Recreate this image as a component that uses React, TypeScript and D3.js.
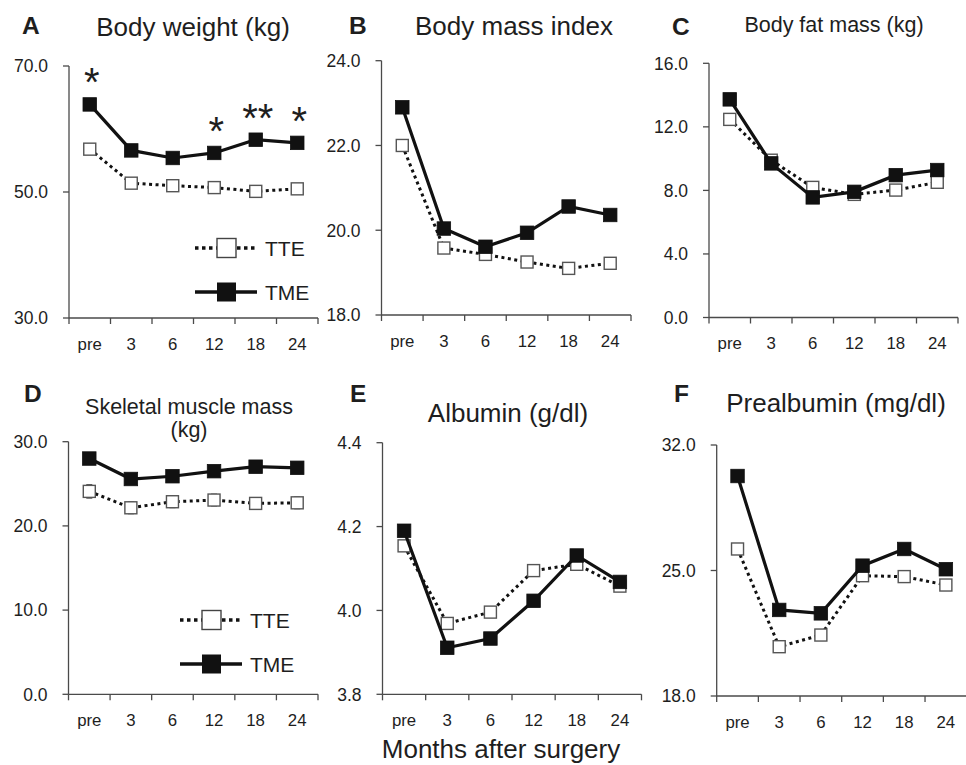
import React from 'react'
import * as d3 from 'd3'

// months after surgery
const months = ['pre', '3', '6', '12', '18', '24']

// A: body weight (kg)
const weightTTE = [56.8, 51.4, 51.0, 50.7, 50.1, 50.5]
const weightTME = [63.9, 56.6, 55.4, 56.2, 58.3, 57.8]
const weightStars = ['*', '', '', '*', '**', '*']
const weightTicks = [30, 50, 70]

// B: body mass index
const bmiTTE = [22.0, 19.58, 19.43, 19.25, 19.1, 19.22]
const bmiTME = [22.9, 20.04, 19.61, 19.94, 20.56, 20.36]
const bmiTicks = [18, 20, 22, 24]

// C: body fat mass (kg)
const fatTTE = [12.47, 9.9, 8.19, 7.75, 8.02, 8.51]
const fatTME = [13.73, 9.7, 7.56, 7.91, 8.96, 9.28]
const fatTicks = [0, 4, 8, 12, 16]

// D: skeletal muscle mass (kg)
const muscleTTE = [24.1, 22.15, 22.87, 23.07, 22.67, 22.74]
const muscleTTEErr = [0.8, 0.7, 0.7, 0.7, 0.6, 0.7]
const muscleTME = [28.0, 25.57, 25.9, 26.5, 27.03, 26.9]
const muscleTicks = [0, 10, 20, 30]

// E: albumin (g/dl)
const albuminTTE = [4.154, 3.969, 3.996, 4.095, 4.11, 4.058]
const albuminTME = [4.19, 3.911, 3.933, 4.023, 4.131, 4.068]
const albuminTicks = [3.8, 4.0, 4.2, 4.4]

// F: prealbumin (mg/dl)
const prealbuminTTE = [26.2, 20.75, 21.4, 24.71, 24.66, 24.19]
const prealbuminTME = [30.27, 22.8, 22.61, 25.27, 26.2, 25.07]
const prealbuminTicks = [18, 25, 32]

const FONT = "'Liberation Sans', Arial, Helvetica, sans-serif"

type Panel = {
  letter: string
  title: string[]
  titleSize: number
  titleX: number
  titleY: number
  letterX: number
  letterY: number
  x0: number
  x1: number
  yTop: number
  yBot: number
  ticks: number[]
  tte: number[]
  tme: number[]
  err?: number[]
  stars?: string[]
  legend?: { x: number; y: number }
}

const panels: Panel[] = [
  { letter: 'A', title: ['Body weight (kg)'], titleSize: 26, titleX: 193, titleY: 36, letterX: 22, letterY: 34,
    x0: 69, x1: 318, yTop: 66, yBot: 318, ticks: weightTicks, tte: weightTTE, tme: weightTME,
    stars: weightStars, legend: { x: 195, y: 248 } },
  { letter: 'B', title: ['Body mass index'], titleSize: 26, titleX: 514, titleY: 35, letterX: 349, letterY: 34,
    x0: 381.5, x1: 631, yTop: 60.7, yBot: 315, ticks: bmiTicks, tte: bmiTTE, tme: bmiTME },
  { letter: 'C', title: ['Body fat mass (kg)'], titleSize: 21.5, titleX: 834, titleY: 31.5, letterX: 672, letterY: 35,
    x0: 709, x1: 958, yTop: 63.3, yBot: 317.5, ticks: fatTicks, tte: fatTTE, tme: fatTME },
  { letter: 'D', title: ['Skeletal muscle mass', '(kg)'], titleSize: 21.5, titleX: 189, titleY: 413.5, letterX: 24, letterY: 401.7,
    x0: 68.5, x1: 318, yTop: 441.7, yBot: 694.3, ticks: muscleTicks, tte: muscleTTE, tme: muscleTME,
    err: muscleTTEErr, legend: { x: 180, y: 620 } },
  { letter: 'E', title: ['Albumin (g/dl)'], titleSize: 26, titleX: 508, titleY: 421.5, letterX: 350, letterY: 401.7,
    x0: 382.5, x1: 641.5, yTop: 442.7, yBot: 694.3, ticks: albuminTicks, tte: albuminTTE, tme: albuminTME },
  { letter: 'F', title: ['Prealbumin (mg/dl)'], titleSize: 26, titleX: 836, titleY: 411.5, letterX: 674, letterY: 401.7,
    x0: 716.7, x1: 966.7, yTop: 445, yBot: 696, ticks: prealbuminTicks, tte: prealbuminTTE, tme: prealbuminTME },
]

const AXIS = '#4a4a4a'
const TEXT = '#1e1e1e'

function ChartPanel({ p }: { p: Panel }) {
  const x = d3.scaleBand<string>().domain(months).range([p.x0, p.x1])
  const y = d3.scaleLinear().domain([p.ticks[0], p.ticks[p.ticks.length - 1]]).range([p.yBot, p.yTop])
  const cx = (m: string) => (x(m) as number) + x.bandwidth() / 2
  const line = d3.line<number>().x((d, i) => cx(months[i])).y(d => y(d))
  const bounds = d3.range(months.length + 1).map(i => p.x0 + i * x.bandwidth())
  const fmt = d3.format('.1f')
  const s1 = 12, s2 = 13.5

  return (
    <g>
      <text x={p.letterX} y={p.letterY} fontSize={24.5} fontWeight="bold" fill={TEXT}>{p.letter}</text>
      {p.title.map((t, i) => (
        <text key={i} x={p.titleX} y={p.titleY + i * 23.5} fontSize={p.titleSize} textAnchor="middle" fill={TEXT}>{t}</text>
      ))}

      {/* axes */}
      <line x1={p.x0} x2={p.x0} y1={p.yTop} y2={p.yBot} stroke={AXIS} strokeWidth={1.3} />
      <line x1={p.x0} x2={p.x1} y1={p.yBot} y2={p.yBot} stroke={AXIS} strokeWidth={1.3} />
      {p.ticks.map(t => (
        <g key={t}>
          <line x1={p.x0 - 6} x2={p.x0} y1={y(t)} y2={y(t)} stroke={AXIS} strokeWidth={1.3} />
          <text x={p.x0 - 21} y={y(t)} dy="0.36em" fontSize={17.5} textAnchor="end" fill={TEXT}>{fmt(t)}</text>
        </g>
      ))}
      {bounds.map((b, i) => (
        <line key={i} x1={b} x2={b} y1={p.yBot} y2={p.yBot + 6} stroke={AXIS} strokeWidth={1.3} />
      ))}
      {months.map(m => (
        <text key={m} x={cx(m)} y={p.yBot + 31.5} fontSize={16.8} textAnchor="middle" fill={TEXT}>{m}</text>
      ))}

      {/* TTE */}
      <path d={line(p.tte) || ''} fill="none" stroke="#111" strokeWidth={3} strokeDasharray="3 3.5" />
      {p.err && p.tte.map((v, i) => (
        <g key={'e' + i} stroke="#555" strokeWidth={1.2}>
          <line x1={cx(months[i])} x2={cx(months[i])} y1={y(v - p.err![i])} y2={y(v + p.err![i])} />
          <line x1={cx(months[i]) - 3} x2={cx(months[i]) + 3} y1={y(v - p.err![i])} y2={y(v - p.err![i])} />
          <line x1={cx(months[i]) - 3} x2={cx(months[i]) + 3} y1={y(v + p.err![i])} y2={y(v + p.err![i])} />
        </g>
      ))}
      {p.tte.map((v, i) => (
        <rect key={'t' + i} x={cx(months[i]) - s1 / 2} y={y(v) - s1 / 2} width={s1} height={s1}
          fill="#fff" stroke="#555" strokeWidth={1.4} />
      ))}

      {/* TME */}
      <path d={line(p.tme) || ''} fill="none" stroke="#111" strokeWidth={3.2} />
      {p.tme.map((v, i) => (
        <rect key={'m' + i} x={cx(months[i]) - s2 / 2} y={y(v) - s2 / 2} width={s2} height={s2}
          fill="#111" stroke="#111" strokeWidth={0.8} />
      ))}

      {p.stars && p.stars.map((s, i) => s ? (
        <text key={'s' + i} x={cx(months[i]) + 2} y={y(p.tme[i]) - 8} fontSize={40}
          textAnchor="middle" fill={TEXT}>{s}</text>
      ) : null)}

      {p.legend && (
        <g>
          <line x1={p.legend.x} x2={p.legend.x + 62} y1={p.legend.y} y2={p.legend.y}
            stroke="#111" strokeWidth={3.5} strokeDasharray="3.5 3.5" />
          <rect x={p.legend.x + 22} y={p.legend.y - 9.5} width={19} height={19} fill="#fff" stroke="#444" strokeWidth={1.4} />
          <text x={p.legend.x + 70} y={p.legend.y} dy="0.36em" fontSize={21} fill={TEXT}>TTE</text>
          <line x1={p.legend.x} x2={p.legend.x + 62} y1={p.legend.y + 44} y2={p.legend.y + 44}
            stroke="#111" strokeWidth={3.5} />
          <rect x={p.legend.x + 22} y={p.legend.y + 44 - 9.5} width={19} height={19} fill="#111" />
          <text x={p.legend.x + 70} y={p.legend.y + 44} dy="0.36em" fontSize={21} fill={TEXT}>TME</text>
        </g>
      )}
    </g>
  )
}

export default function App() {
  return (
    <svg width={966} height={765} style={{ position: 'absolute', left: 0, top: 0, background: '#fff' }}
      fontFamily={FONT}>
      <rect width={966} height={765} fill="#fff" />
      {panels.map(p => <ChartPanel key={p.letter} p={p} />)}
      <text x={501} y={758} fontSize={26} textAnchor="middle" fill={TEXT}>Months after surgery</text>
    </svg>
  )
}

···

Set problem: Restate, line by line and word for word, everything from the top of the material through the line that contains "const months = ['pre', '3', '6', '12', '18', '24']". Leave pictures out.

Response:
Recreate this image as a component that uses React, TypeScript and D3.js.
import React from 'react'
import * as d3 from 'd3'

// months after surgery
const months = ['pre', '3', '6', '12', '18', '24']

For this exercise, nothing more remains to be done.